Fernando Martinelli: Yes. Even though this is generally true, there are protocols that are built on Ethereum and part of DeFi that are not 100% permissionless. Balancer strives for minimized governance so that anyone can create new pools or trade with existing ones interacting directly with the Ethereum blockchain.
No need to ask for permission. Following up on that last question, decentralized finance offers so many opportunities. What do you see as the most consequential ones on a short list?
In my opinion, DeFi is going to be the rails of every financial application in 10 to 20 years from now. This is such a stark change from the status quo that is hard to grasp. Every financial product you see today will be built on DeFi, money, property, governance power and much more will be transacted on DeFi.
What excites me most though is all that will become possible with the exponential evolution of DeFi and crypto as a whole that we just can’t dream of today. AMMs are a great example of a new technology that just wasn’t possible before Ethereum’s smart contracts.
Crowdfund Insider: As I understand it, the Balancer Protocol token (BAL) provides for voting power. It also has value, and a good amount of volatility.
What kinds of factors do you feel have influenced BAL price swings?
Fernando Martinelli: That’s correct, BAL token holders are the governors of Balancer Protocol and have the ultimate decision power on all matters related to the protocol. Balancer Labs is only responsible for facilitating this process and has the obligation to implement/enact any decisions made by the governance. I’d prefer to not make any comments about the token price.
Crowdfund Insider: As we usually ask innovators, looking beyond the current horizon do you have either new things you would plan for the existing platform or some brand-new project to embark on?
Fernando Martinelli: I’m surely not planning on embarking on a brand-new project as I think Balancer is still only just scratching the surface of its potential. For Balancer I see my mission as CEO of Balancer Labs as facilitating a thriving ecosystem to emerge around the protocol.
That involves lots of moving pieces like smart contract development, integrations, community, etc. I like to say that Balancer will only be as successful as the projects and platforms that are built on top of it. My ultimate mission is to enable Balancer Labs to help these other teams to be successful.
Crowdfund Insider: Where do you see crypto going in the future? Are there particular exchanges that you see as having a lot of involvement? What about Bitcoin, Ethereum, and altcoins?
Fernando Martinelli: Crypto is only just in the beginning of a spectacular revolution, which as any revolution takes time. Regulators, governments or really anyone can’t stop a technology that makes relationships and transactions more transparent and efficient.
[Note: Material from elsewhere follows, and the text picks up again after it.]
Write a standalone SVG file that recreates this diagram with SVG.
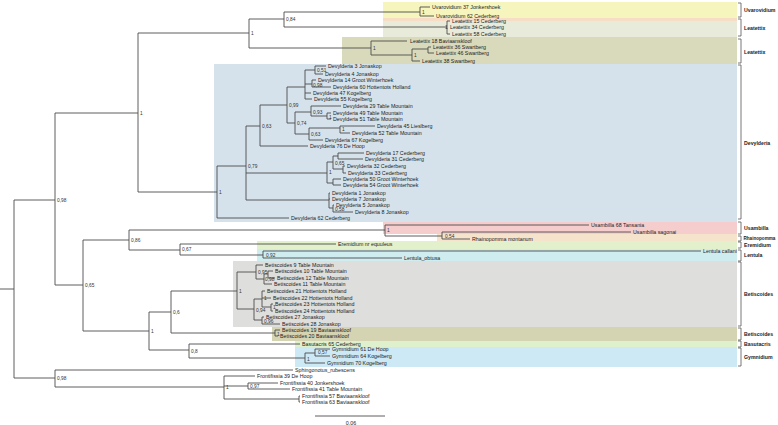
<svg xmlns="http://www.w3.org/2000/svg" width="778" height="425" viewBox="0 0 778 425">
<style>
text{font-family:"Liberation Sans",Arial,sans-serif;dominant-baseline:central}
.t{font-size:5.3px;fill:#222}
.s{font-size:4.8px;fill:#333}
.g{font-size:5.2px;font-weight:bold;fill:#222}
.e{fill:none;stroke:#4d4d4d;stroke-width:0.9}
.b{fill:none;stroke:#555;stroke-width:0.8}
</style>
<rect width="778" height="425" fill="#fff"/>
<g id="bands">
<rect x="383" y="2" width="354" height="16" fill="#f5f5bd"/>
<rect x="383" y="18" width="354" height="3" fill="#f7dcc6"/>
<rect x="383" y="21" width="354" height="16" fill="#e9ebda"/>
<rect x="342" y="37" width="395" height="27" fill="#d9dabb"/>
<rect x="214" y="64" width="523" height="158" fill="#d6e2eb"/>
<rect x="383" y="222" width="354" height="12" fill="#f6cdcd"/>
<rect x="437" y="234" width="300" height="7" fill="#f6e3cc"/>
<rect x="257" y="241" width="480" height="8" fill="#e2f1cc"/>
<rect x="257" y="249" width="480" height="12" fill="#cfecef"/>
<rect x="233" y="261" width="504" height="66" fill="#dededc"/>
<rect x="272" y="327" width="465" height="14" fill="#d4d4b3"/>
<rect x="295" y="341" width="442" height="6" fill="#dff1cc"/>
<rect x="295" y="347" width="442" height="20" fill="#cce9f5"/>
</g>
<g id="connectors" class="e">
<path d="M0 289H14M14 200V378M14 200H55M55 113V285M55 113H138M138 33V192M138 33H249M249 19V48M249 19H284M284 12V27M284 12H420M420 7V16M420 7H430M420 16H434M284 27H447M447 21V34M447 21H450M447 34H450M249 48H371M371 41V55M371 41H407M371 55H412M412 49V61M412 49H428M428 47V53M428 47H431M428 53H434M412 61H420"/>
<path d="M138 192H217M217 166V218M217 218H289M217 166H246M246 126V200M246 126H260M260 105V146M260 146H308M260 105H287M287 87V123M287 87H305M305 70V99M305 70H315M315 66V74M315 66H326M315 74H323M305 84H312M312 80V87M312 80H316M312 87H331M305 93H311M305 99H312M287 123H295M295 112V134M295 112H311M311 106V116M311 106H341M311 116H327M327 113V119M327 113H331M327 119H331M295 134H309M309 128V140M309 128H340M340 126V133M340 126H375M340 133H350M309 140H323"/>
<path d="M246 173H327M327 162V183M327 162H333M333 156V169M333 156H338M338 153V159M338 153H364M338 159H363M333 169H343M343 166V173M343 166H345M343 173H346M327 183H333M333 179V185M333 179H341M333 185H341M246 200H329M329 193V208M329 193H330M329 199H330M329 208H333M333 205V212M333 205H334M333 212H353"/>
<path d="M14 378H55M55 370V387M55 370H293M55 387H224M224 376V399M224 376H255M224 386H248M248 383V389M248 383H278M248 389H290M224 399H299M299 396V402M299 396H300M299 402H300"/>
<path d="M55 285H83M83 240V331M83 240H129M129 230V250M129 230H385M385 225V236M385 225H589M385 236H442M442 232V239M442 232H631M442 239H470M129 250H180M180 244V255M180 244H336M180 255H263M263 251V258M263 251H701M263 258H402"/>
<path d="M83 331H149M149 312V350M149 312H171M171 291V333M171 291H237M237 272V309M237 272H256M256 265V279M256 265H263M256 279H264M264 274V284M264 274H268M268 271V278M268 271H273M268 278H275M264 284H272M237 309H254M254 299V320M254 299H262M262 291V307M262 291H265M262 298H271M262 307H271M271 304V311M271 304H273M271 311H273M254 320H262M262 317V324M262 317H264M262 324H280M171 333H275M275 330V336M275 330H280M275 336H278M149 350H189M189 344V358M189 344H300M189 358H305M305 353V363M305 353H315M315 349V356M315 349H330M315 356H330M305 363H325"/>
<path d="M315 416H385"/>
</g>
<g id="support" class="s">
<text x="57" y="200">0,98</text><text x="140" y="113">1</text><text x="251" y="33">1</text><text x="286" y="19">0,84</text><text x="422" y="12">1</text><text x="445" y="27">1</text><text x="373" y="48">1</text><text x="414" y="55">1</text>
<text x="219" y="192">1</text><text x="248" y="166">0,79</text><text x="262" y="126">0,63</text><text x="289" y="105">0,99</text><text x="317" y="70">0,51</text><text x="313" y="85">0,98</text><text x="297" y="123">0,74</text><text x="313" y="112">0,93</text><text x="329" y="117">1</text><text x="311" y="134">0,63</text><text x="342" y="129">1</text>
<text x="329" y="172">1</text><text x="335" y="163">0,65</text><text x="335" y="209">0,58</text>
<text x="57" y="378">0,98</text><text x="226" y="387">1</text><text x="250" y="386">0,97</text>
<text x="85" y="285">0,65</text><text x="131" y="240">0,86</text><text x="387" y="230">1</text><text x="445" y="236">0,54</text><text x="182" y="249">0,67</text><text x="266" y="255">0,92</text>
<text x="151" y="331">1</text><text x="173" y="312">0,6</text><text x="239" y="291">1</text><text x="258" y="272">0,95</text><text x="265" y="279">0,98</text><text x="256" y="310">0,94</text><text x="264" y="298">1</text><text x="273" y="307">1</text><text x="264" y="321">0,96</text><text x="277" y="334">1</text><text x="191" y="351">0,8</text><text x="307" y="359">1</text><text x="318" y="352">0,57</text>
</g>
<g id="tips" class="t">
<g id="n-uva37"><text x="432" y="7">Uvarovidium 37 Jonkershoek</text></g>
<g id="n-uva62"><text x="436" y="16">Uvarovidium 62 Cederberg</text></g>
<g id="n-lea15"><text x="452" y="21">Leatettix 15 Cederberg</text></g>
<g id="n-lea34"><text x="450" y="27">Leatettix 34 Cederberg</text></g>
<g id="n-lea58"><text x="452" y="34">Leatettix 58 Cederberg</text></g>
<g id="n-lea18"><text x="410" y="41">Leatettix 18 Baviaanskloof</text></g>
<g id="n-lea36"><text x="433" y="47">Leatettix 36 Swartberg</text></g>
<g id="n-lea46"><text x="436" y="53">Leatettix 46 Swartberg</text></g>
<g id="n-lea38"><text x="422" y="61">Leatettix 38 Swartberg</text></g>
<g id="n-dev3"><text x="328" y="66">Devylderia 3 Jonaskop</text></g>
<g id="n-dev4"><text x="325" y="74">Devylderia 4 Jonaskop</text></g>
<g id="n-dev14"><text x="318" y="80">Devylderia 14 Groot Winterhoek</text></g>
<g id="n-dev60"><text x="333" y="87">Devylderia 60 Hottentots Holland</text></g>
<g id="n-dev47"><text x="313" y="93">Devylderia 47 Kogelberg</text></g>
<g id="n-dev55"><text x="314" y="99">Devylderia 55 Kogelberg</text></g>
<g id="n-dev29"><text x="343" y="106">Devylderia 29 Table Mountain</text></g>
<g id="n-dev49"><text x="333" y="113">Devylderia 49 Table Mountain</text></g>
<g id="n-dev51"><text x="333" y="119">Devylderia 51 Table Mountain</text></g>
<g id="n-dev45"><text x="377" y="126">Devylderia 45 Lieslberg</text></g>
<g id="n-dev52"><text x="352" y="133">Devylderia 52 Table Mountain</text></g>
<g id="n-dev67"><text x="325" y="140">Devylderia 67 Kogelberg</text></g>
<g id="n-dev76"><text x="310" y="146">Devylderia 76 De Hoop</text></g>
<g id="n-dev17"><text x="366" y="153">Devylderia 17 Cederberg</text></g>
<g id="n-dev31"><text x="365" y="159">Devylderia 31 Cederberg</text></g>
<g id="n-dev32"><text x="347" y="166">Devylderia 32 Cederberg</text></g>
<g id="n-dev33"><text x="348" y="173">Devylderia 33 Cederberg</text></g>
<g id="n-dev50"><text x="343" y="179">Devylderia 50 Groot Winterhoek</text></g>
<g id="n-dev54"><text x="343" y="185">Devylderia 54 Groot Winterhoek</text></g>
<g id="n-dev1"><text x="332" y="193">Devylderia 1 Jonaskop</text></g>
<g id="n-dev7"><text x="332" y="199">Devylderia 7 Jonaskop</text></g>
<g id="n-dev5"><text x="336" y="205">Devylderia 5 Jonaskop</text></g>
<g id="n-dev8"><text x="355" y="212">Devylderia 8 Jonaskop</text></g>
<g id="n-dev62"><text x="291" y="218">Devylderia 62 Cederberg</text></g>
<g id="n-usa68"><text x="591" y="225">Usambilla 68 Tansania</text></g>
<g id="n-usasag"><text x="633" y="232">Usambilla sagonai</text></g>
<g id="n-rha"><text x="472" y="239">Rhainopomma montanum</text></g>
<g id="n-ere"><text x="338" y="244">Eremidium nr equuleus</text></g>
<g id="n-lencal"><text x="703" y="251">Lentula callani</text></g>
<g id="n-lenobt"><text x="404" y="258">Lentula_obtusa</text></g>
<g id="n-bet9"><text x="265" y="265">Betiscoides 9 Table Mountain</text></g>
<g id="n-bet10"><text x="275" y="271">Betiscoides 10 Table Mountain</text></g>
<g id="n-bet12"><text x="277" y="278">Betiscoides 12 Table Mountain</text></g>
<g id="n-bet11"><text x="274" y="284">Betiscoides 11 Table Mountain</text></g>
<g id="n-bet21"><text x="267" y="291">Betiscoides 21 Hottentots Holland</text></g>
<g id="n-bet22"><text x="273" y="298">Betiscoides 22 Hottentots Holland</text></g>
<g id="n-bet23"><text x="275" y="304">Betiscoides 23 Hottentots Holland</text></g>
<g id="n-bet24"><text x="275" y="311">Betiscoides 24 Hottentots Holland</text></g>
<g id="n-bet27"><text x="266" y="317">Betiscoides 27 Jonaskop</text></g>
<g id="n-bet28"><text x="282" y="324">Betiscoides 28 Jonaskop</text></g>
<g id="n-bet19"><text x="282" y="330">Betiscoides 19 Baviaanskloof</text></g>
<g id="n-bet20"><text x="280" y="336">Betiscoides 20 Baviaanskloof</text></g>
<g id="n-bas65"><text x="302" y="344">Basutacris 65 Cederberg</text></g>
<g id="n-gym61"><text x="332" y="349">Gymnidium 61 De Hoop</text></g>
<g id="n-gym64"><text x="332" y="356">Gymnidium 64 Kogelberg</text></g>
<g id="n-gym70"><text x="327" y="363">Gymnidium 70 Kogelberg</text></g>
<g id="n-sph"><text x="295" y="370">Sphingonotus_rubescens</text></g>
<g id="n-fro39"><text x="257" y="376">Frontifissia 39 De Hoop</text></g>
<g id="n-fro40"><text x="280" y="383">Frontifissia 40 Jonkershoek</text></g>
<g id="n-fro41"><text x="292" y="389">Frontifissia 41 Table Mountain</text></g>
<g id="n-fro57"><text x="302" y="396">Frontifissia 57 Baviaanskloof</text></g>
<g id="n-fro63"><text x="302" y="402">Frontifissia 63 Baviaanskloof</text></g>
</g>
<g id="brackets">
<path class="b" d="M738 3H741V17H738M738 19H741V36H738M738 39H741V63H738M738 65H741V219H738M738 222H741V234H738M738 236H741V241H738M738 242H741V248H738M738 250H741V261H738M738 262H741V326H738M738 328H741V340H738M738 341H741V347H738M738 348H741V366H738"/>
<text class="g" x="744" y="10">Uvarovidium</text>
<text class="g" x="744" y="28">Leatettix</text>
<text class="g" x="744" y="52">Leatettix</text>
<text class="g" x="744" y="143">Devylderia</text>
<text class="g" x="744" y="228">Usambilla</text>
<text class="g" x="743.5" y="238" style="font-size:4.6px">Rhainopomma</text>
<text class="g" x="744" y="245">Eremidium</text>
<text class="g" x="744" y="255">Lentula</text>
<text class="g" x="744" y="294">Betiscoides</text>
<text class="g" x="744" y="334">Betiscoides</text>
<text class="g" x="744" y="344">Basutacris</text>
<text class="g" x="744" y="357">Gymnidium</text>
</g>
<g id="scale"><text class="t" x="351" y="423" text-anchor="middle">0.06</text></g>
</svg>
There will be some rough moments ahead as governments /regulators will realize there’s no turning back but still won’t understand the technology well enough. A new law framework will have to be put in place for a new money framework which are blockchains. We will all win as a society when we get to the other side together.
Regarding Bitcoin, which I’m a fan of, it’s clear to me that at some point the flippening will happen as Ethereum is simply superior in many aspects. More importantly, Ethereum continues to evolve at a breakneck pace. Bitcoin’s biggest strength — immutability– will eventually become its downfall relative to Ethereum (I don’t see it going down relative to Fiat in the long term though).